* [TO DO]: Set the listing down unchanged, minus every embedded image.
####
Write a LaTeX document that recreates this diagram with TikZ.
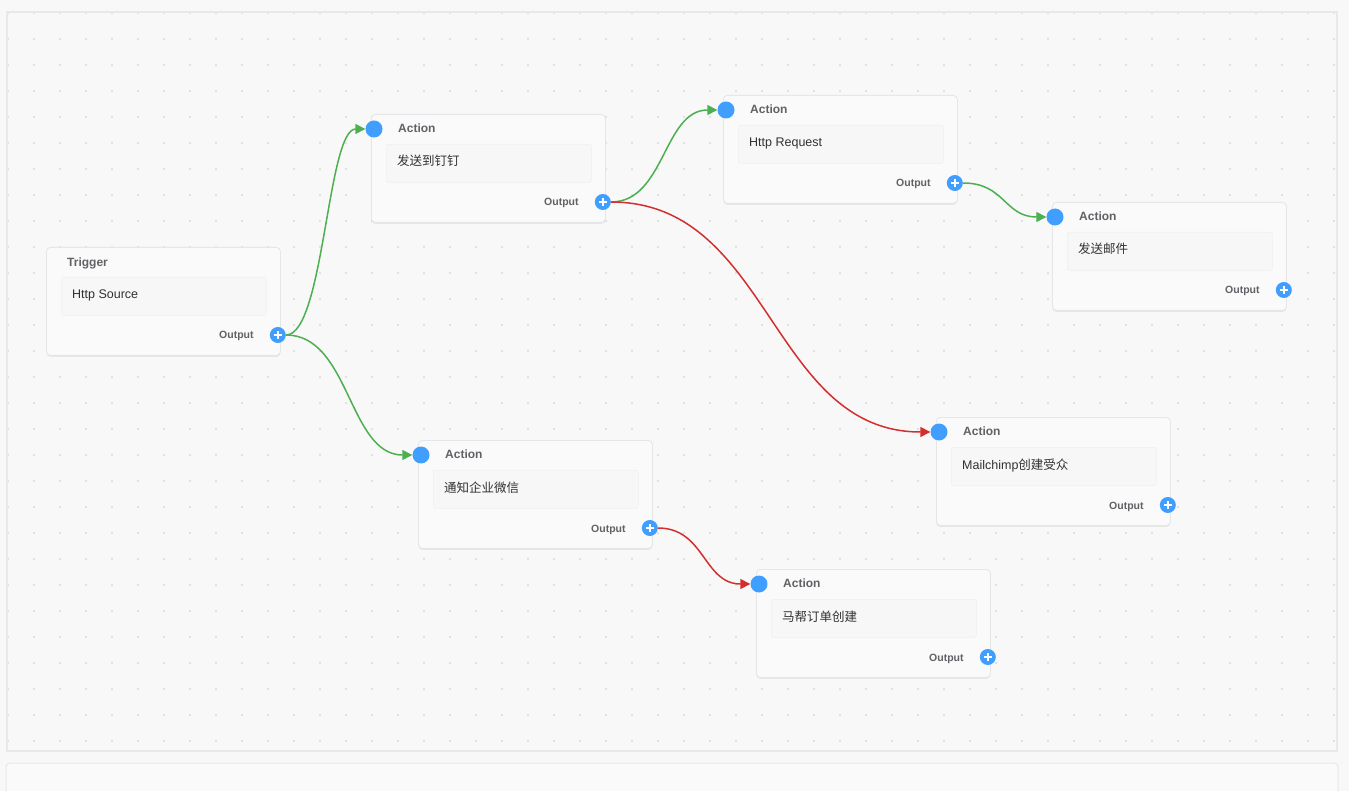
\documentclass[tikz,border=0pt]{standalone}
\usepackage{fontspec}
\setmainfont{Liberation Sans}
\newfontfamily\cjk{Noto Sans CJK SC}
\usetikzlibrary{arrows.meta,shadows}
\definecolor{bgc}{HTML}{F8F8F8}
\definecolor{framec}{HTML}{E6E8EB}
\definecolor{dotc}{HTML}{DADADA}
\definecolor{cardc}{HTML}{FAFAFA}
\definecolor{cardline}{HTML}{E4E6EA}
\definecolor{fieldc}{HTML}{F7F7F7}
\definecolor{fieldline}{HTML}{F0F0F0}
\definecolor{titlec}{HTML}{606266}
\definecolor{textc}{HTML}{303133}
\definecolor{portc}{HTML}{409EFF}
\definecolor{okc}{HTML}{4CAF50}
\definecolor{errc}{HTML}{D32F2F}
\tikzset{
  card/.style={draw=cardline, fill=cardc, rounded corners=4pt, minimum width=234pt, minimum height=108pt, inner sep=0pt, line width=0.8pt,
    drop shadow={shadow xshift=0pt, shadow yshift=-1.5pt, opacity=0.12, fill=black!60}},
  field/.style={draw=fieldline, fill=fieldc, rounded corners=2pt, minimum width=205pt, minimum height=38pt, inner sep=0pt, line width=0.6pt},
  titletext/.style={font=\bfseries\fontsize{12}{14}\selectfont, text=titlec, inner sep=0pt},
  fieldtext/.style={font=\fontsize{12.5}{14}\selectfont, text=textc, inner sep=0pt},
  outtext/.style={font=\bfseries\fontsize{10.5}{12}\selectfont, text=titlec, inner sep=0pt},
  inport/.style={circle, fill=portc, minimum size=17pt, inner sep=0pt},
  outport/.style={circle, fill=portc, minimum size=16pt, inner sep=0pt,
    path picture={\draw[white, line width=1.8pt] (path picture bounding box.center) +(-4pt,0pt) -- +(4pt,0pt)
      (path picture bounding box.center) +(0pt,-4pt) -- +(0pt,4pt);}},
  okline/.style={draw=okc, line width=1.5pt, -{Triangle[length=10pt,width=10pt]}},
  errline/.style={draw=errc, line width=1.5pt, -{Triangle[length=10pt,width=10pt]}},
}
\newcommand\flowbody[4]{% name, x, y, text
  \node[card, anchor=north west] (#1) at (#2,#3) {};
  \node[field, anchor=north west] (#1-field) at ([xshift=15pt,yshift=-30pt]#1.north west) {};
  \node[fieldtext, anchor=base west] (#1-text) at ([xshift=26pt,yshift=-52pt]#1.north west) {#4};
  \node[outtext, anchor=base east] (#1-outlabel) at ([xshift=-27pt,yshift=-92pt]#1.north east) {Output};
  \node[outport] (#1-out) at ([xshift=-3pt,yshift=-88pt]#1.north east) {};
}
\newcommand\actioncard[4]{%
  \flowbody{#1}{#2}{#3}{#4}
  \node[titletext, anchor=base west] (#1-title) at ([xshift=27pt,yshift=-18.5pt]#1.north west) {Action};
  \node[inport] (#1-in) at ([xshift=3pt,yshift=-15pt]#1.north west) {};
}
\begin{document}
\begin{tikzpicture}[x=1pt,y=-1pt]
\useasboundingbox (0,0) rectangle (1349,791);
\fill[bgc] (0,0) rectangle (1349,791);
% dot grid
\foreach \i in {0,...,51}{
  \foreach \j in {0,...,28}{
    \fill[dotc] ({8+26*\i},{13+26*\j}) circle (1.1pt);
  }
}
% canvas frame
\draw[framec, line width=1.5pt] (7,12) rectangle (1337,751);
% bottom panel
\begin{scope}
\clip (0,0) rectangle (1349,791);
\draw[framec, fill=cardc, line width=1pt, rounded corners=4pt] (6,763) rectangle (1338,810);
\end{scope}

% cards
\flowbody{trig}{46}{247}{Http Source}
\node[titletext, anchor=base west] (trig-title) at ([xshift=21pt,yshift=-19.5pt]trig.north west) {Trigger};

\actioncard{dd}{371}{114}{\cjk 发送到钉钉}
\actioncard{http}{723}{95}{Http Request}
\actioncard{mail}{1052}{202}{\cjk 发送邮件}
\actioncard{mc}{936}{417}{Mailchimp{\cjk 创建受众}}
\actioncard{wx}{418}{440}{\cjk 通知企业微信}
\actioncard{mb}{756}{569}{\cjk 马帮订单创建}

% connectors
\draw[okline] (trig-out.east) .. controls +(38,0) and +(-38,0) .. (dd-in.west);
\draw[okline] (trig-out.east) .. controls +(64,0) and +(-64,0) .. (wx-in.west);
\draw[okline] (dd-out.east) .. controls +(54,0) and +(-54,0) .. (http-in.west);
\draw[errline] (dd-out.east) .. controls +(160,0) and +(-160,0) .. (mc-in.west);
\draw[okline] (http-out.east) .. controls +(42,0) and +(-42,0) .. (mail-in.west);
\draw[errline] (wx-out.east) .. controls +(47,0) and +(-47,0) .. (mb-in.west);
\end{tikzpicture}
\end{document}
####
* [EXPECTED OUTPUT]:
Write a LaTeX document that recreates this diagram with TikZ.
\documentclass[tikz,border=0pt]{standalone}
\usepackage{fontspec}
\setmainfont{Liberation Sans}
\newfontfamily\cjk{Noto Sans CJK SC}
\usetikzlibrary{arrows.meta,shadows}
\definecolor{bgc}{HTML}{F8F8F8}
\definecolor{framec}{HTML}{E6E8EB}
\definecolor{dotc}{HTML}{DADADA}
\definecolor{cardc}{HTML}{FAFAFA}
\definecolor{cardline}{HTML}{E4E6EA}
\definecolor{fieldc}{HTML}{F7F7F7}
\definecolor{fieldline}{HTML}{F0F0F0}
\definecolor{titlec}{HTML}{606266}
\definecolor{textc}{HTML}{303133}
\definecolor{portc}{HTML}{409EFF}
\definecolor{okc}{HTML}{4CAF50}
\definecolor{errc}{HTML}{D32F2F}
\tikzset{
  card/.style={draw=cardline, fill=cardc, rounded corners=4pt, minimum width=234pt, minimum height=108pt, inner sep=0pt, line width=0.8pt,
    drop shadow={shadow xshift=0pt, shadow yshift=-1.5pt, opacity=0.12, fill=black!60}},
  field/.style={draw=fieldline, fill=fieldc, rounded corners=2pt, minimum width=205pt, minimum height=38pt, inner sep=0pt, line width=0.6pt},
  titletext/.style={font=\bfseries\fontsize{12}{14}\selectfont, text=titlec, inner sep=0pt},
  fieldtext/.style={font=\fontsize{12.5}{14}\selectfont, text=textc, inner sep=0pt},
  outtext/.style={font=\bfseries\fontsize{10.5}{12}\selectfont, text=titlec, inner sep=0pt},
  inport/.style={circle, fill=portc, minimum size=17pt, inner sep=0pt},
  outport/.style={circle, fill=portc, minimum size=16pt, inner sep=0pt,
    path picture={\draw[white, line width=1.8pt] (path picture bounding box.center) +(-4pt,0pt) -- +(4pt,0pt)
      (path picture bounding box.center) +(0pt,-4pt) -- +(0pt,4pt);}},
  okline/.style={draw=okc, line width=1.5pt, -{Triangle[length=10pt,width=10pt]}},
  errline/.style={draw=errc, line width=1.5pt, -{Triangle[length=10pt,width=10pt]}},
}
\newcommand\flowbody[4]{% name, x, y, text
  \node[card, anchor=north west] (#1) at (#2,#3) {};
  \node[field, anchor=north west] (#1-field) at ([xshift=15pt,yshift=-30pt]#1.north west) {};
  \node[fieldtext, anchor=base west] (#1-text) at ([xshift=26pt,yshift=-52pt]#1.north west) {#4};
  \node[outtext, anchor=base east] (#1-outlabel) at ([xshift=-27pt,yshift=-92pt]#1.north east) {Output};
  \node[outport] (#1-out) at ([xshift=-3pt,yshift=-88pt]#1.north east) {};
}
\newcommand\actioncard[4]{%
  \flowbody{#1}{#2}{#3}{#4}
  \node[titletext, anchor=base west] (#1-title) at ([xshift=27pt,yshift=-18.5pt]#1.north west) {Action};
  \node[inport] (#1-in) at ([xshift=3pt,yshift=-15pt]#1.north west) {};
}
\begin{document}
\begin{tikzpicture}[x=1pt,y=-1pt]
\useasboundingbox (0,0) rectangle (1349,791);
\fill[bgc] (0,0) rectangle (1349,791);
% dot grid
\foreach \i in {0,...,51}{
  \foreach \j in {0,...,28}{
    \fill[dotc] ({8+26*\i},{13+26*\j}) circle (1.1pt);
  }
}
% canvas frame
\draw[framec, line width=1.5pt] (7,12) rectangle (1337,751);
% bottom panel
\begin{scope}
\clip (0,0) rectangle (1349,791);
\draw[framec, fill=cardc, line width=1pt, rounded corners=4pt] (6,763) rectangle (1338,810);
\end{scope}

% cards
\flowbody{trig}{46}{247}{Http Source}
\node[titletext, anchor=base west] (trig-title) at ([xshift=21pt,yshift=-19.5pt]trig.north west) {Trigger};

\actioncard{dd}{371}{114}{\cjk 发送到钉钉}
\actioncard{http}{723}{95}{Http Request}
\actioncard{mail}{1052}{202}{\cjk 发送邮件}
\actioncard{mc}{936}{417}{Mailchimp{\cjk 创建受众}}
\actioncard{wx}{418}{440}{\cjk 通知企业微信}
\actioncard{mb}{756}{569}{\cjk 马帮订单创建}

% connectors
\draw[okline] (trig-out.east) .. controls +(38,0) and +(-38,0) .. (dd-in.west);
\draw[okline] (trig-out.east) .. controls +(64,0) and +(-64,0) .. (wx-in.west);
\draw[okline] (dd-out.east) .. controls +(54,0) and +(-54,0) .. (http-in.west);
\draw[errline] (dd-out.east) .. controls +(160,0) and +(-160,0) .. (mc-in.west);
\draw[okline] (http-out.east) .. controls +(42,0) and +(-42,0) .. (mail-in.west);
\draw[errline] (wx-out.east) .. controls +(47,0) and +(-47,0) .. (mb-in.west);
\end{tikzpicture}
\end{document}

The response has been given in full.